When I got to work this morning, I saw what could quite possibly proof of the impending apocalypse. I'm in the break room 5 minutes before work, making my morning coffee and minding my own business, when the talking head box in the break room assaults me with stupid. You've probably ready that I don't hold a very high view of modern programming. Even when a network manages to produce something of modest value, it is completely destroyed by the sheer dumb by which it is funded and surrounded - the commercials.I just happened to walk into the break room while Headline News was in a commercial break. I didn't know I could take so much stupid-elemental damage in the time it takes to put my lunch away and brew a cup of coffee... The first commercial was one of those "Have you been injured by..." commercials. You know the kind I'm talking about. The target audience: those who have been injured by those Electro-Muscle Stimulation doodads you can buy on late night infomercials. If you've never heard of them, the idea behind them is that you strap these electrodes to your skin and start administering electric shocks to the underlying muscles. You'd rather buy a machine to work you out, and shock yourself stupid in the process, than do it yourself the old fashioned way. They had several winning case testimonials. The best one was from a guy sitting in a wheelchair, missing chunks of hair and dressed like he was assaulted by Austin Powers' closet, who had won "several millions of dollars." Like he played and won some great Darwinian lottery.
If that wasn't enough to cause an early morning aneurysm, the next one was going to try harder. It was a Nutrisystem ad. These fool spots usually enlist the aid of some easily recognizable celebrity names to give an endorsement. Past testimonials have been provided by Dan Marino and Tori Spelling.

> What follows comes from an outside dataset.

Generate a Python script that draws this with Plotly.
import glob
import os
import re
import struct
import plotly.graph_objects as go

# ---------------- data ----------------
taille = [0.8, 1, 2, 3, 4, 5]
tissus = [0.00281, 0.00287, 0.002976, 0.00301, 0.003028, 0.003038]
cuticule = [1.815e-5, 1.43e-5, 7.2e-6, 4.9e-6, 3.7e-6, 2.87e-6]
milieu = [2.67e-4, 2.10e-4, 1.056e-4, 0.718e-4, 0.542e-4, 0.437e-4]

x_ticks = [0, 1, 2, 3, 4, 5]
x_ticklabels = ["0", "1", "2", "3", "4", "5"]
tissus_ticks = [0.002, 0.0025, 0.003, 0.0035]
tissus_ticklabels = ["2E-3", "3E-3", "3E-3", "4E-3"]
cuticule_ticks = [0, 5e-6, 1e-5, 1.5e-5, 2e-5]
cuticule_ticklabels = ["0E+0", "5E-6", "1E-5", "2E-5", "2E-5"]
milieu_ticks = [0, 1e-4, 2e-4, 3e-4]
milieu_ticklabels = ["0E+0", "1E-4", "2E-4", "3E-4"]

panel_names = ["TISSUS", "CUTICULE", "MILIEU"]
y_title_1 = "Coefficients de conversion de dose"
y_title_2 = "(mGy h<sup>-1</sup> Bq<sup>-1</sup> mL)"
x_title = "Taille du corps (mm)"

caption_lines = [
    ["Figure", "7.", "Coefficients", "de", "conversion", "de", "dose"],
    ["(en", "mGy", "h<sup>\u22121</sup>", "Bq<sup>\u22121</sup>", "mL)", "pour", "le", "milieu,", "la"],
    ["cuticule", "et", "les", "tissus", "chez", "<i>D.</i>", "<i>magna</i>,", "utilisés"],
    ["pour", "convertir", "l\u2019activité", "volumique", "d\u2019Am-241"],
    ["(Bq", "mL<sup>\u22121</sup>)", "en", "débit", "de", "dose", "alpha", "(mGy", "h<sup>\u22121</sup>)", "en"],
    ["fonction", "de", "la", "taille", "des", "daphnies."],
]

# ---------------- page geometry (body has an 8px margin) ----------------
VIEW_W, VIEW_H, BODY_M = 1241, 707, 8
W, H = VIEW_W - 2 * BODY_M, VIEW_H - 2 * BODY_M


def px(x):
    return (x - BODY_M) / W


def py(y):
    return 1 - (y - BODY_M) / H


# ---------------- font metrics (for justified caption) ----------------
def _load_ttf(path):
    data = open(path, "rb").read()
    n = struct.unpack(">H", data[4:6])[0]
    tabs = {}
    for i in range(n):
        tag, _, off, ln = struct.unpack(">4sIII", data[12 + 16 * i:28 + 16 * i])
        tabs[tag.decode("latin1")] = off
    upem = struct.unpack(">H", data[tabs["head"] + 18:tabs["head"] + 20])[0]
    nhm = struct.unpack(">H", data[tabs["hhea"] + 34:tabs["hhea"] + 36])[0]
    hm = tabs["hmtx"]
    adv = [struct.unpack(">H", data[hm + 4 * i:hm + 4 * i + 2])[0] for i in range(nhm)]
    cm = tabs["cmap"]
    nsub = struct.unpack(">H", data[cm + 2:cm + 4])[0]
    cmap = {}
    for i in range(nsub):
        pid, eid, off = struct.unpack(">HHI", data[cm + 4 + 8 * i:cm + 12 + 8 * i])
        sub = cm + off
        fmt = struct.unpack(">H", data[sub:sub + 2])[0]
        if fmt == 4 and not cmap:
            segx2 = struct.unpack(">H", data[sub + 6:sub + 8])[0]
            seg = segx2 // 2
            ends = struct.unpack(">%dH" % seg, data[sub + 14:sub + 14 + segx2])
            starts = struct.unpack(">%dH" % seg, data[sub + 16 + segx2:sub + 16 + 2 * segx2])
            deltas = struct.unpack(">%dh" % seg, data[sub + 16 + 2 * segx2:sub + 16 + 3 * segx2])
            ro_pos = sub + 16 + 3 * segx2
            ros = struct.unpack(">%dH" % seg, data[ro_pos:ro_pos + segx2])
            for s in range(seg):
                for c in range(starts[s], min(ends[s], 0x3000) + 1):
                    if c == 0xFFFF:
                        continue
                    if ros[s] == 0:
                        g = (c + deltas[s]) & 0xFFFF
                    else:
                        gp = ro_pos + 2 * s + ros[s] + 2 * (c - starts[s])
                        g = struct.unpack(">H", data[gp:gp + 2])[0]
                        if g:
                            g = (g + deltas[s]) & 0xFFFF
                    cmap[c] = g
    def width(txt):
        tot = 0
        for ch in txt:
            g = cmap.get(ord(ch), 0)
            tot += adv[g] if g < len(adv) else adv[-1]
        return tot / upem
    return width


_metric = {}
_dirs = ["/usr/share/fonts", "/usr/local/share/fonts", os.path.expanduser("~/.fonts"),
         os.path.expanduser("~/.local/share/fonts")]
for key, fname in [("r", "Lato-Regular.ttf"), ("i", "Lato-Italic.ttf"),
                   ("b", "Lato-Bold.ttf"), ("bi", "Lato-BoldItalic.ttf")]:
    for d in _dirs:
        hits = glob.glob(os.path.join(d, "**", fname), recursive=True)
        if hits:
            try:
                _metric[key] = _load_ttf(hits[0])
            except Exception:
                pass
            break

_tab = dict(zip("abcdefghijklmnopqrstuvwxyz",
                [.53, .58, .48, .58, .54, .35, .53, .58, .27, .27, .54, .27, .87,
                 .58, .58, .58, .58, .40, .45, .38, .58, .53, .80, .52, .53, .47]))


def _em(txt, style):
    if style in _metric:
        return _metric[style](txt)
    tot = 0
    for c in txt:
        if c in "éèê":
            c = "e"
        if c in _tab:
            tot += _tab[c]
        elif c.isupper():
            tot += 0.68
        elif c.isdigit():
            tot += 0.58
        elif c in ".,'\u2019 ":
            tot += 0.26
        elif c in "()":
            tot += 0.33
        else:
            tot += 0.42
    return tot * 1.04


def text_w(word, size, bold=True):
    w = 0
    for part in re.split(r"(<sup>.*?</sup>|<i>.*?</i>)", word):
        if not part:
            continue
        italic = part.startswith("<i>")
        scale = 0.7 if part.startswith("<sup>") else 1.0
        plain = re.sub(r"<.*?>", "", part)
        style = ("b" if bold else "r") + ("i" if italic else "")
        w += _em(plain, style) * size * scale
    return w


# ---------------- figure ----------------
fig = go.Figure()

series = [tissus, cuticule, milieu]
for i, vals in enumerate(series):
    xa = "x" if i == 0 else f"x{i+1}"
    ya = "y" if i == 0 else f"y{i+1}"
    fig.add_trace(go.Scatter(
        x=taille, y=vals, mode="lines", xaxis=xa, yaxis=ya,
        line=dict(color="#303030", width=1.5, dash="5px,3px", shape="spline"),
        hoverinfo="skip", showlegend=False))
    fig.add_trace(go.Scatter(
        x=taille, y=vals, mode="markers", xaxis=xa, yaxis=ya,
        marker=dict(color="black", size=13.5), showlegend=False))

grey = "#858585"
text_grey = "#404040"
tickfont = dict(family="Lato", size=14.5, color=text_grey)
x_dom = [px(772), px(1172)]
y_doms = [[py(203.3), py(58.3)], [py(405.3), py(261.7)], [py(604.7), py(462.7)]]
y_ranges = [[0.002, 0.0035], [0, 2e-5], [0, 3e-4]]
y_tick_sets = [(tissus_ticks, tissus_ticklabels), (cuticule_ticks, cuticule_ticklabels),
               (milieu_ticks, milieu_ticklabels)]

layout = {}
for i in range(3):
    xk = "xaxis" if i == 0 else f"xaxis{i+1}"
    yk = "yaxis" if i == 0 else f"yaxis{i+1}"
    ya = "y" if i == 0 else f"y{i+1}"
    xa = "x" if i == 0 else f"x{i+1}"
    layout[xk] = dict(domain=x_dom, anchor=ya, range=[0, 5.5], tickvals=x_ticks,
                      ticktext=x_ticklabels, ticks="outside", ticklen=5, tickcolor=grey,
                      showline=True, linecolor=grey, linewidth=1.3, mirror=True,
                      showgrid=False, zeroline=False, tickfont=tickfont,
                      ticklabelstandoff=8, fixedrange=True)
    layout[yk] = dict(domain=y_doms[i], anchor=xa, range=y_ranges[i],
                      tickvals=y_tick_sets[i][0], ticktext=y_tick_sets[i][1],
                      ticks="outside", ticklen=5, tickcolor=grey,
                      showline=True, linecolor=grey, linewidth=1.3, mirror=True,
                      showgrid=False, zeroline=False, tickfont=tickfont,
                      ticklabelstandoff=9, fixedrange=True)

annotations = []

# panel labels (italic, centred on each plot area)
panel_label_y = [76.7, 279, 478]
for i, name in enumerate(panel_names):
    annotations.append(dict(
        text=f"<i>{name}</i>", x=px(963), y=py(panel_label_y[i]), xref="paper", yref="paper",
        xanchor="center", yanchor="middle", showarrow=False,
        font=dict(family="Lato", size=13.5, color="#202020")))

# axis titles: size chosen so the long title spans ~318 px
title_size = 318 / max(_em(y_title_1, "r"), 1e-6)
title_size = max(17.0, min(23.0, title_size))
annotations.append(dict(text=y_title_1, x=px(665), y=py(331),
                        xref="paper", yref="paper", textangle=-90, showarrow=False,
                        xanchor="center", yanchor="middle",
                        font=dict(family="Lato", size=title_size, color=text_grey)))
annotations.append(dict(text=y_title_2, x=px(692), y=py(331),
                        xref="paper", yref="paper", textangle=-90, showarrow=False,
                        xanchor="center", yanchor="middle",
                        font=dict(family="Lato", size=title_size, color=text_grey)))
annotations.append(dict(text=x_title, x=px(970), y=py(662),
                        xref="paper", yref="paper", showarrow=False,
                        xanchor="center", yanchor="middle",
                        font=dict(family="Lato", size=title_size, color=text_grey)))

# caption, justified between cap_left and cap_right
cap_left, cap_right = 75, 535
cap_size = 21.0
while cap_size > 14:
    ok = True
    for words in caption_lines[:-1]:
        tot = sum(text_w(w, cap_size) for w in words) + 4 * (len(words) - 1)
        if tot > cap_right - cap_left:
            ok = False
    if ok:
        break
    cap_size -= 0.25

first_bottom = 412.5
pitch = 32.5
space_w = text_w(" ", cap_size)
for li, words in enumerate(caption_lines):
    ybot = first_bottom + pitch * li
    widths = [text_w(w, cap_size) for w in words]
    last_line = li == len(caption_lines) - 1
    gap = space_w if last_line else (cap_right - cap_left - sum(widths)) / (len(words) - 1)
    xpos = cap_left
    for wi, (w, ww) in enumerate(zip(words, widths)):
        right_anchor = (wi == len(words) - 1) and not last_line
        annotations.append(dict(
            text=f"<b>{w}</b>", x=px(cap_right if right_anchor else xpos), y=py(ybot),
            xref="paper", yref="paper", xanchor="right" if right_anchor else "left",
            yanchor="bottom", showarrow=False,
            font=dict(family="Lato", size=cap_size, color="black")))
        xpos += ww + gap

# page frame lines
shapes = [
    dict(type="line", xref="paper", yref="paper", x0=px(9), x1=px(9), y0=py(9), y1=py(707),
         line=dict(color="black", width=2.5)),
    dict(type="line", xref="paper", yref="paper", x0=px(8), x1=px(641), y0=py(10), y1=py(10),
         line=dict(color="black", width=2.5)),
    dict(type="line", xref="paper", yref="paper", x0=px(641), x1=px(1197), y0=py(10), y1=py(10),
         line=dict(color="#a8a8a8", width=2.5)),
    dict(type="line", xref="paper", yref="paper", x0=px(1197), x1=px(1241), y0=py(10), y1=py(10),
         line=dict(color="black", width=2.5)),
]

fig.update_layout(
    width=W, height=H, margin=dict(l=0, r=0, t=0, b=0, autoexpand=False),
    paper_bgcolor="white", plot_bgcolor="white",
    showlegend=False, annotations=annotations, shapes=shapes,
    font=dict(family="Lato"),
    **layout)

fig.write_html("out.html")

Well, there's a new guy in town. He's a Cable Guy. He's Larry the Cable Guy. Git-R-Done, Delta Farce, Witless Protection Larry the Cable Guy. Not that I mind Larry the Cable Guy, in fact I enjoy a lot of his original stand-up. I'm just way more likely to buy a keg of Pabst Blue Ribbon than I am to buy Nutrisystem when he comes up in an ad. He even did the Git-R-Done catch phrase at the end of the ad, just after dropping an armload of prop bowling balls, snapping his fingers at another guy's wardrobe to make it match his own and stating that "Loosin' fity pouns like loosin fi' bowlin' bawls!" My head hurt the rest of the day.

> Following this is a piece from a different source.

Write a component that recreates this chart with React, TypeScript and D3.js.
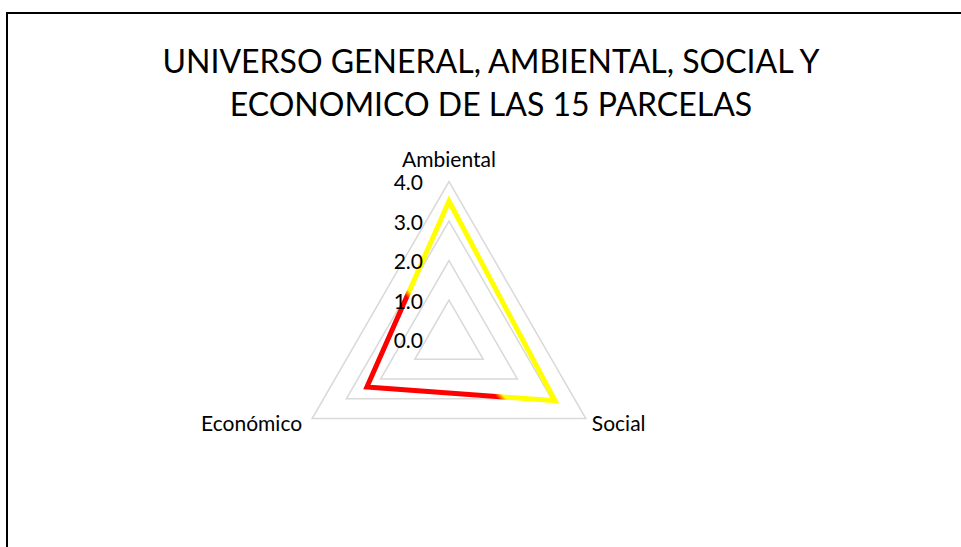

In other news, the surface of the sun called down to San Antonio today and demanded we return their weather. The Vue was supposed to be finished on time today, but (surprise!) it hadn't come out of the paint shop yet. I guess our poor Summer has become the victim of some internal office politics, so the manager cut $100 off our bill to compensate us for the cost of a rental. Which was good, because D would have either needed a her car back or rental for tomorrow's interview. She made the arrangements to pick up the rental, we got the kids and made it to the rental place just after they closed. Lucky for us that they waited.
After dinner and getting children to bed, we made a quick WalMart run for some things that we had unexpectedly come up: D needed some clothing for tomorrow, Clara needed wipes, my car needed some gas and we were looking for FFXI. Umm... Yeah. FFXI for the XBox360. The big compendium package had finally been discontinued, and it took a pretty big price hit, so we decided to finally get it for the 360 upstairs. I had managed to track one down to the Gamestop at the WalMart that we were at, so we went in there to check it out.
They had it, but there was something very disappointing about it. It had been opened. For most games, this doesn't pose a problem to the end consumer. But this game doesn't work like most games. The media inside the case is next to worthless. This game revolves around a content code to function. A code found on the instruction manual. An instruction manual in the case. A case that was clearly opened with an instruction manual that was clearly rifled through. It's like providing someone with a credit card, saying they are responsible for all charges against said card, and then providing the card number to 50 different people. Account theft is bad enough as it is, I don't need to make it easier for people to steal my stuff. As clearly presented as we could make it, for some reason, we could not get anyone to understand this problem. We got one guy tell us that if something was wrong with it we could simply return it. Soooo... Let me get this straight. I'm going to make a trip all the way out here and pay good money for something I know I'm going to have a problem with, only to have to travel all the way back out here and get my money back. That costs me an hour of time and at least a gallon of gas. -.-; No, thanks. I'll order online.
We tried to level BLM that night, but it was nearly impossible to do with all the competition for monsters. Epic waste of a Emperor Ring charge. I resigned to go and take pictures of morbols for zeni. As much as I love pokemon-ing, it was not what I wanted to do with my night...
D has an interview tomorrow. I'll be praying for her, and I know she'll be fantastic at it. Hopefully I'll have a status update on the car as well.